Of all the characters struggling to move forward, Dustin’s hit home the hardest, a kid who lost his best friend and has watched the world either villainize him or try to forget him. Though everyone is going through the motions around him like life is normal, Dustin implores the group to remain true to themselves, no matter what – even if that means drawing the ire of people around him, and carrying the legacy of a man whose real story of heroism will never be known to the people of Hawkins.

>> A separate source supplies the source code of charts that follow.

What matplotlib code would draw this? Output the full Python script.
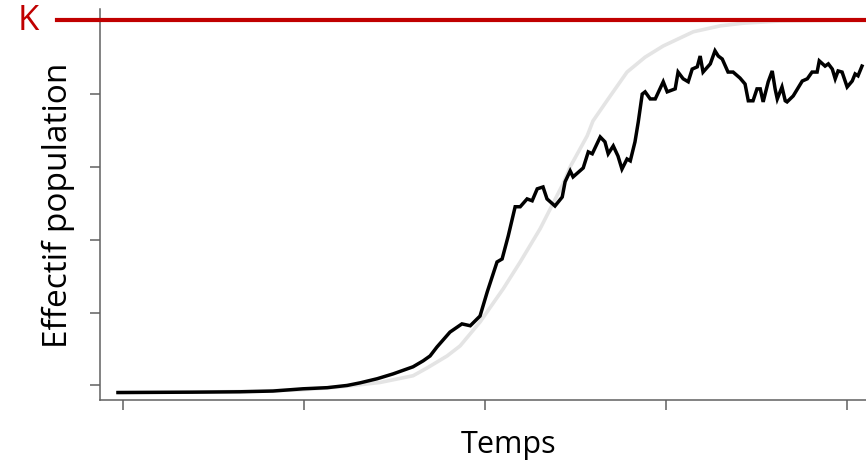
import matplotlib.pyplot as plt

# carrying capacity
K = 1000

# stochastic simulation (black line)
temps_sim = [-1.4, 19.3, 32.3, 41.4, 49.7, 56.4, 61.9, 65.5, 70.2, 74.6, 80.1, 82.9, 84.8,
             86.7, 90.3, 93.6, 95.9, 98.6, 100.6, 103.3, 104.7, 106.4, 108.3, 109.7, 111.6,
             113.0, 114.4, 116.0, 117.1, 119.3, 121.3, 122.1, 123.5, 124.3, 127.1, 128.5,
             129.6, 131.8, 133.1, 134.0, 135.4, 136.7, 137.8, 139.2, 140.1, 141.4, 142.3,
             143.4, 144.2, 145.6, 147.0, 149.2, 150.3, 152.5, 153.3, 154.7, 156.1, 157.2,
             158.6, 159.4, 160.2, 162.2, 163.5, 164.4, 165.5, 167.1, 168.5, 170.4, 171.8,
             172.7, 174.0, 175.1, 176.0, 176.8, 178.2, 179.3, 180.1, 180.7, 182.0, 182.9,
             183.4, 185.1, 187.6, 189.0, 190.3, 191.7, 192.3, 193.9, 194.8, 195.9, 196.7,
             197.5, 198.6, 200.0, 201.4, 202.2, 203.0, 204.1]
effectif_sim = [1, 2, 3, 5, 11, 14, 20, 27, 38, 51, 70, 86, 99,
                123, 163, 185, 180, 206, 271, 351, 359, 421, 499, 499, 520,
                515, 547, 552, 520, 501, 525, 566, 595, 579, 603, 646,
                641, 686, 673, 641, 662, 635, 600, 627, 622, 673, 726,
                801, 807, 788, 788, 834, 807, 815, 860, 842, 834, 868,
                874, 903, 860, 882, 917, 903, 895, 860, 860, 844, 828,
                783, 783, 815, 815, 780, 834, 863, 815, 788, 820, 783,
                780, 796, 836, 842, 860, 860, 890, 876, 882, 868, 842,
                863, 860, 820, 836, 855, 850, 876]

# deterministic logistic curve (grey line)
temps_det = [-1.4, 21, 38, 48.9, 59.9, 71, 80.1, 84, 89.5, 93.1, 98.6, 105, 109.7,
             115.2, 121.5, 123.5, 128.2, 129.8, 134, 139.2, 144.2, 149.2, 157.5, 165,
             171.3, 181.5, 204]
effectif_det = [1, 2, 5, 8, 16, 28, 46, 67, 99, 126, 190, 279, 351,
                440, 560, 606, 689, 729, 788, 860, 900, 930, 968, 984,
                991, 997, 1000]

xticks = [0, 50, 100, 150, 200]
yticks = [20, 215, 410, 605, 800]

plt.rcParams['font.family'] = ['Open Sans', 'DejaVu Sans']

fig = plt.figure(figsize=(8.66, 4.64), dpi=100)
ax = fig.add_axes([0.1149, 0.1358, 0.9457, 0.8426])

axis_col = '#606060'

ax.plot(temps_det, effectif_det, color='#e4e4e4', lw=2.6, solid_capstyle='round', zorder=2)
ax.plot(temps_sim, effectif_sim, color='black', lw=2.5, solid_joinstyle='miter', zorder=3)

# K line, sticking out to the left of the axis
ax.axhline(K, xmin=-0.052, xmax=1, color='#c00000', lw=3, clip_on=False, zorder=4)
ax.text(-0.087, K, 'K', transform=ax.get_yaxis_transform(), color='#c00000',
        fontsize=25, ha='center', va='center')

ax.set_xlim(-6.5, 219.7)
ax.set_ylim(-19, 1029)
ax.set_xticks(xticks)
ax.set_yticks(yticks)
ax.set_xticklabels([])
ax.set_yticklabels([])
ax.tick_params(length=7.2, width=1.1, color=axis_col)

for s in ['top', 'right']:
    ax.spines[s].set_visible(False)
for s in ['left', 'bottom']:
    ax.spines[s].set_color(axis_col)
    ax.spines[s].set_linewidth(1.1)

ax.set_xlabel('Temps', fontsize=22, labelpad=10)
ax.set_ylabel('Effectif population', fontsize=24, labelpad=7)

fig.savefig('out.png', dpi=100)
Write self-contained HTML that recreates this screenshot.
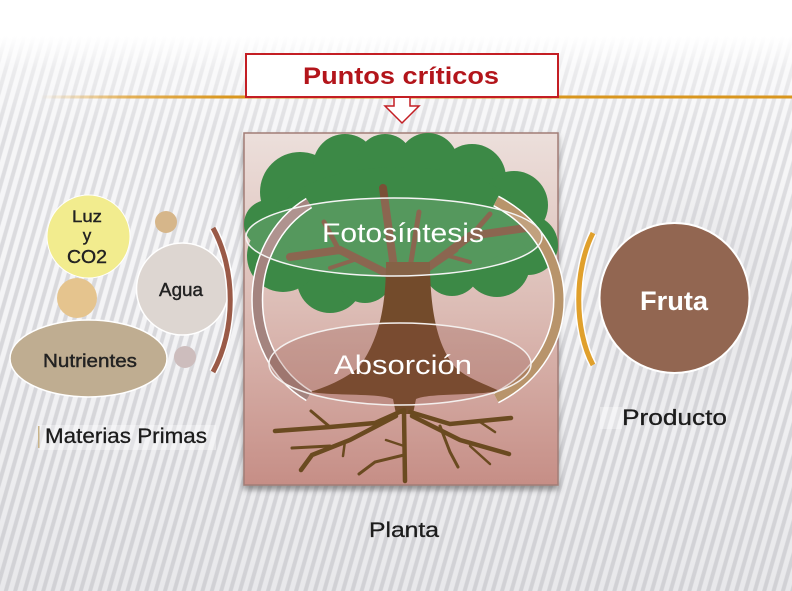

With characters like Dustin and Holly, Stranger Things 5 feels closest to being a distinct offering from Stranger Things 4 – otherwise, much of the introductions we get back into the world of Hawkins feels like an addendum from “The Piggyback”, with so many of its character stagnating in a way that feels like Stranger Things at its most reductive. Despite a few of those added wrinkles, Stranger Things 5 still feels much like the series it left 1,244 days ago, an enticing, if abundantly familiar, mix of narratives and characters, wrapped in the same luxuriously mystifying score and underlying sense of dread – one that is a bit heightened this time around, if only because we all know this is the true beginning of The End for Hawkins and its characters.
Grade: B
Other thoughts/observations:
- Whether you’re returning after reading season three and four reviews at TILT Magazine back in the day, or joining after the rewatch/review binge of the past month – welcome to the final season of Stranger Things! I strangely did not receive screener access to this final season, so reviews will publish sporadically over the next 48-72 hours.
- Has nothing changed inside Hawkins, despite being in quarantine for eighteen months? Seems implausible.
- The most disappointing part of the premiere is the noticeable absence of Joyce Byers as an actual, tangible presence in the series. Once the beating heart of the show, Joyce has been mostly reduced to the background, someone for Action Hero Hopper to kiss and someone to remind the audience that these adult actors are still teenagers.
- Holly is reading A Wrinkle in Time in multiple scenes, and has named her invisible friend Mr. Whatsit – which, for those who aren’t 80s kids, is a fantasy book about a group of space-travelers looking for their father and fighting a dark enemy. Thankfully, Ted is home safe; however, I can’t imagine the purpose of her ‘invisible friend’ is a pleasant one.
- It appears The Duffer Brothers have taken something from the previous season’s absolutely terrible pacing, and is looking to make a leaner final season. Thank goodness, because season four is so long, it is almost unrewatchable.
- Who wouldn’t love a bit of Rockin’ Robin on the radio to start the day? I love the sequence of her radio intro with Steve scrambling to produce sound effects. Their friendship remains the standard of Stranger Things, and my god, they better not kill either of these two.
- Wait… is Jonathan getting ready to propose to Nancy? Seems like a terrible idea, since he’s obviously very aware of Steve’s not-so-casual flirting.
- I love how everyone is like “Will hasn’t had goosebumps in awhile” and then he has goosebumps literal minutes later. Foreshadowing!
- Robin made a date at Enzo’s? That’s never a good sign.
- What has grown more between seasons: Eleven’s hair or Will’s neck?
- Karen is getting a little tipsy; seems the life of an 80s housewife continues to wear on her soul. Will she do anything about it this season?
- Lucas gets the single funniest line of the episode: “Snipers chew gun.”
- Didn’t burning the gate help spread the tunnels below it in Stranger Things 2? Though I guess its the American military, and they certainly don’t seem to give a shit.